▶ **What is needed**
Sift the material for lines containing "this", and return them.

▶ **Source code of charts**

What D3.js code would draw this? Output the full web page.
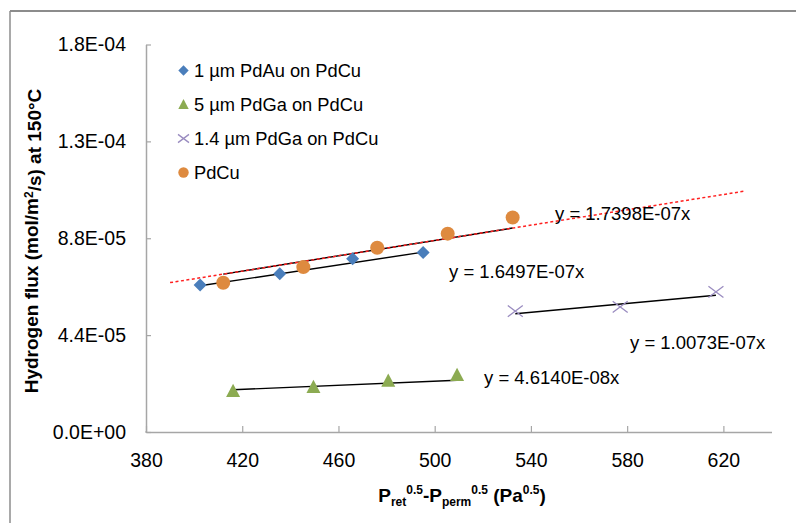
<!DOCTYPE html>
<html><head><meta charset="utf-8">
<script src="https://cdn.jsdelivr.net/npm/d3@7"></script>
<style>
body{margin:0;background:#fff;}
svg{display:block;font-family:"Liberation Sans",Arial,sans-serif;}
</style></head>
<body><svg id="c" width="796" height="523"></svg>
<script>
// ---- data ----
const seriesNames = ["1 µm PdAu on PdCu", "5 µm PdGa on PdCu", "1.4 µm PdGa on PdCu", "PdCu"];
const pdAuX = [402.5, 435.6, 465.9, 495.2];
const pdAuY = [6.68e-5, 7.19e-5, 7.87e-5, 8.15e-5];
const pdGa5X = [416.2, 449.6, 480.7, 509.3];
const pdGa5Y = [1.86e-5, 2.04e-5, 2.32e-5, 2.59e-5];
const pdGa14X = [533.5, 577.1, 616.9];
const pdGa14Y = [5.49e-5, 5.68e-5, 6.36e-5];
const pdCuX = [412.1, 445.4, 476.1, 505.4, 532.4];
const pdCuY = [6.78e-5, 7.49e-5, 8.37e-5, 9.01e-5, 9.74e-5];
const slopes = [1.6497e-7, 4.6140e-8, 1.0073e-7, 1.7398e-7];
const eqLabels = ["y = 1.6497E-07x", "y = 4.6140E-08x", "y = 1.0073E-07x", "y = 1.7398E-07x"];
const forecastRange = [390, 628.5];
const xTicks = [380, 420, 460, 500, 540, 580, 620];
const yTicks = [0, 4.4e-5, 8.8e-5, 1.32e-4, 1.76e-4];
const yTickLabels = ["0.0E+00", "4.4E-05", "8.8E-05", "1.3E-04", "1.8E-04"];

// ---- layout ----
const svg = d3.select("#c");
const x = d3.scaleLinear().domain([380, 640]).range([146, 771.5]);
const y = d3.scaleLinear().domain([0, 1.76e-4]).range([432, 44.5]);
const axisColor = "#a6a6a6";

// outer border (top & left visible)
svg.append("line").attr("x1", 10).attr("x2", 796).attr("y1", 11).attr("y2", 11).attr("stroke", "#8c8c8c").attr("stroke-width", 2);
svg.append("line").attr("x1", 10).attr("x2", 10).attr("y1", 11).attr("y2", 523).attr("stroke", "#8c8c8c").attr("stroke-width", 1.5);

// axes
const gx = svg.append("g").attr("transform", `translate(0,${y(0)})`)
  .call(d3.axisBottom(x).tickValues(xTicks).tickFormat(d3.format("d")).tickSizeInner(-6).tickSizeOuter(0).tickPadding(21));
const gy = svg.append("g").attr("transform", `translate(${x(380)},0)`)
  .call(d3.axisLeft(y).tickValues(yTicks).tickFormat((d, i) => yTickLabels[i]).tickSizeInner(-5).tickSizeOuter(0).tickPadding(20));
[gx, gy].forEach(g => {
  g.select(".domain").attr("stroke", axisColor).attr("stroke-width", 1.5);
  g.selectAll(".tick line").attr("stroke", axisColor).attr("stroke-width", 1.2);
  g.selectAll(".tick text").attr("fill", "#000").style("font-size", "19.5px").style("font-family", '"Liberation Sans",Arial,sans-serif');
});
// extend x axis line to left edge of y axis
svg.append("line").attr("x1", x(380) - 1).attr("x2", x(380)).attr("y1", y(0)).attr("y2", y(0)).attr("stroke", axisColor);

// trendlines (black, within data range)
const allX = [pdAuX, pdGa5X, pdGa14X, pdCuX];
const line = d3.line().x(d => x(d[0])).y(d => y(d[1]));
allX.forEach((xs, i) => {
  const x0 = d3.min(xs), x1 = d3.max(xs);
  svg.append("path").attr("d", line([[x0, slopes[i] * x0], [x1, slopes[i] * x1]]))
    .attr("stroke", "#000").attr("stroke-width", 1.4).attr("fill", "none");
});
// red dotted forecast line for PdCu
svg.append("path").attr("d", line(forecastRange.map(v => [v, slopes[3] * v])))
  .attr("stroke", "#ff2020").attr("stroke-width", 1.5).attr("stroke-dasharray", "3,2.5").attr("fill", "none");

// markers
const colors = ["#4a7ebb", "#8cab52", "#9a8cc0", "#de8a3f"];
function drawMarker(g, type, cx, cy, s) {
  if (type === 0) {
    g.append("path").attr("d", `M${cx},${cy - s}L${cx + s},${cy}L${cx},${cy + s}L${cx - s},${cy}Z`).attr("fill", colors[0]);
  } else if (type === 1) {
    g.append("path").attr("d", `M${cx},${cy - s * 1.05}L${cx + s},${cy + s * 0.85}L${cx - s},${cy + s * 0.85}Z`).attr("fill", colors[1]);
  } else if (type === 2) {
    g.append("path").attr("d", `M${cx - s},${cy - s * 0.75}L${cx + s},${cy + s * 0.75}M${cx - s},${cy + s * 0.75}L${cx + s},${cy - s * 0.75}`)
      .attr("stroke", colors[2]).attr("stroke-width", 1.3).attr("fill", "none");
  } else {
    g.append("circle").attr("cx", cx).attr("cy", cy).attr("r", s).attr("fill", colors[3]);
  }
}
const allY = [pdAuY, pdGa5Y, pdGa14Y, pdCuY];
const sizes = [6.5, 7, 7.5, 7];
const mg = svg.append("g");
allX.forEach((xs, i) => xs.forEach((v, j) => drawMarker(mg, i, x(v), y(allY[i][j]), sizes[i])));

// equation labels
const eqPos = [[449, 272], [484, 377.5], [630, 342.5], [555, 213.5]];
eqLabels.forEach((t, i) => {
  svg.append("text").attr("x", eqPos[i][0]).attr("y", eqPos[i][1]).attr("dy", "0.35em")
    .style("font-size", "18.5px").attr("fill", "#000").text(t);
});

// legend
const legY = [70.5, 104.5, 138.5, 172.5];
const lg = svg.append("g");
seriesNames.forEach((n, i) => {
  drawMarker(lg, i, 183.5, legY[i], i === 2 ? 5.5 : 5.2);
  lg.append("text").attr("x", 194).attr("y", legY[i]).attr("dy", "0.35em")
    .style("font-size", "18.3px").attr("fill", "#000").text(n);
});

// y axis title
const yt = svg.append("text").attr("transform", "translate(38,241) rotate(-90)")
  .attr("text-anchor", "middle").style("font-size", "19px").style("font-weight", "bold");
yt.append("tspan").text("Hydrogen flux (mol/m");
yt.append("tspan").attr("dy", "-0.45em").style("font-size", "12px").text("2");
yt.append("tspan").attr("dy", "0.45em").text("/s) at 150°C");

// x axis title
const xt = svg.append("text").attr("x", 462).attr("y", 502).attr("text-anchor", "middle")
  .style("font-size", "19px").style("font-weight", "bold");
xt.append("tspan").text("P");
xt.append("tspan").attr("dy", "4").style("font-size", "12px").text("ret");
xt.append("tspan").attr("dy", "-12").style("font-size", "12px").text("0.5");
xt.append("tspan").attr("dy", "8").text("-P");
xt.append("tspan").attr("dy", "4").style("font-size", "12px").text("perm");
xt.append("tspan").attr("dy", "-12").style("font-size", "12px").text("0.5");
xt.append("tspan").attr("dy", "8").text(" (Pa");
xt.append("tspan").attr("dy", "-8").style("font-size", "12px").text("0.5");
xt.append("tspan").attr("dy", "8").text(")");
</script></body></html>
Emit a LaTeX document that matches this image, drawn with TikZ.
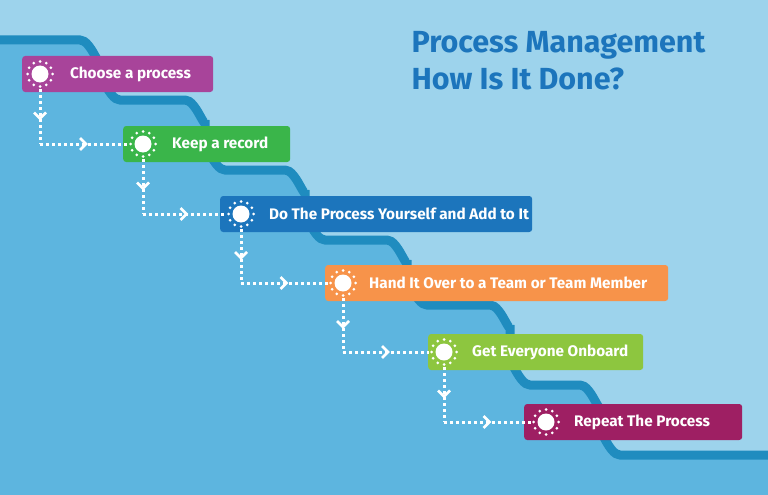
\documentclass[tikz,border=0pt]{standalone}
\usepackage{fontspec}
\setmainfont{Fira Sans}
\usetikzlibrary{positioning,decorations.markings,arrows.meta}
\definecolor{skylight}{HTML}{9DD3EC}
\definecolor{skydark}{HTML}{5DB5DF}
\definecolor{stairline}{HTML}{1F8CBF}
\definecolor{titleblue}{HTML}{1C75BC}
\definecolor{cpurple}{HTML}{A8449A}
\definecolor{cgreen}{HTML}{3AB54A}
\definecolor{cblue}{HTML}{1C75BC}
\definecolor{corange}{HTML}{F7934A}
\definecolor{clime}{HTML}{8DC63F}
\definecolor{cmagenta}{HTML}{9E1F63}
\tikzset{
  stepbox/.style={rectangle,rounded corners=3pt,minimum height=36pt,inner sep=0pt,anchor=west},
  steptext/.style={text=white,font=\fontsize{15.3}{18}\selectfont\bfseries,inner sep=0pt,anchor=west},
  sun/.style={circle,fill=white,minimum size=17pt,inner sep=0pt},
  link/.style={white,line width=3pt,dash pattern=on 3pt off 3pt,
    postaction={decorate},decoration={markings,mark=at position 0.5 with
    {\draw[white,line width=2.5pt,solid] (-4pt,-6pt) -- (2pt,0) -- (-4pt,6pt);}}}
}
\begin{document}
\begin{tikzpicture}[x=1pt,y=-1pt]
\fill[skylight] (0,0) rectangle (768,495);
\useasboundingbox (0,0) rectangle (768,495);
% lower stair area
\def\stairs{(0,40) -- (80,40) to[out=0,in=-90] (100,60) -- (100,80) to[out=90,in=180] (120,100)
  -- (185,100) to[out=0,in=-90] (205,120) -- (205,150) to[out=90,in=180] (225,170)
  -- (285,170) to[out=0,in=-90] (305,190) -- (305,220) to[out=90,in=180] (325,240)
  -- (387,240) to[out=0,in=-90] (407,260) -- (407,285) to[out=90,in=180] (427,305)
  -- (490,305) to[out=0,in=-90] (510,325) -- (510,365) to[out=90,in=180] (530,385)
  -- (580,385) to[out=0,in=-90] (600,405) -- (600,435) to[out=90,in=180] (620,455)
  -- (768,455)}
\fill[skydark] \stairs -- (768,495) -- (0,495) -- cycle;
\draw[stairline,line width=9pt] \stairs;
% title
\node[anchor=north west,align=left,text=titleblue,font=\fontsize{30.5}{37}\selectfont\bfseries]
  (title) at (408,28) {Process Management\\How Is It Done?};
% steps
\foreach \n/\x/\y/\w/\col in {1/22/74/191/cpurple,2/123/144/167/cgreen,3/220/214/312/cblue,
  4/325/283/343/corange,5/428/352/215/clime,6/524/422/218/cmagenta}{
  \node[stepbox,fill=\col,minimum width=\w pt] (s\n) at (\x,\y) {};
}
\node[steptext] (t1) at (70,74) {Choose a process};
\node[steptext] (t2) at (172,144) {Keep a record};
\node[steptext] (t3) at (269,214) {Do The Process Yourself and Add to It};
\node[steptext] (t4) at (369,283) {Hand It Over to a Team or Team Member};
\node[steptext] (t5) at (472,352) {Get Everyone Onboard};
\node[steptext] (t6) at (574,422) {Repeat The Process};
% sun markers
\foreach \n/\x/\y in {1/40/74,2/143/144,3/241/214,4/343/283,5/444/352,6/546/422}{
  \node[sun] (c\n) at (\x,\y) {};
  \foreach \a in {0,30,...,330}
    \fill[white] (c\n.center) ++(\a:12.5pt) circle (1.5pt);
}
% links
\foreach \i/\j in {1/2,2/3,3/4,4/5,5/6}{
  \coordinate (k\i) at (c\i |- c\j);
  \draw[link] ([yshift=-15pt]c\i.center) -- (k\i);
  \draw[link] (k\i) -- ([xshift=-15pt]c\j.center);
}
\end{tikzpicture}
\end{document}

▶ **In response**
What D3.js code would draw this? Output the full web page.
Emit a LaTeX document that matches this image, drawn with TikZ.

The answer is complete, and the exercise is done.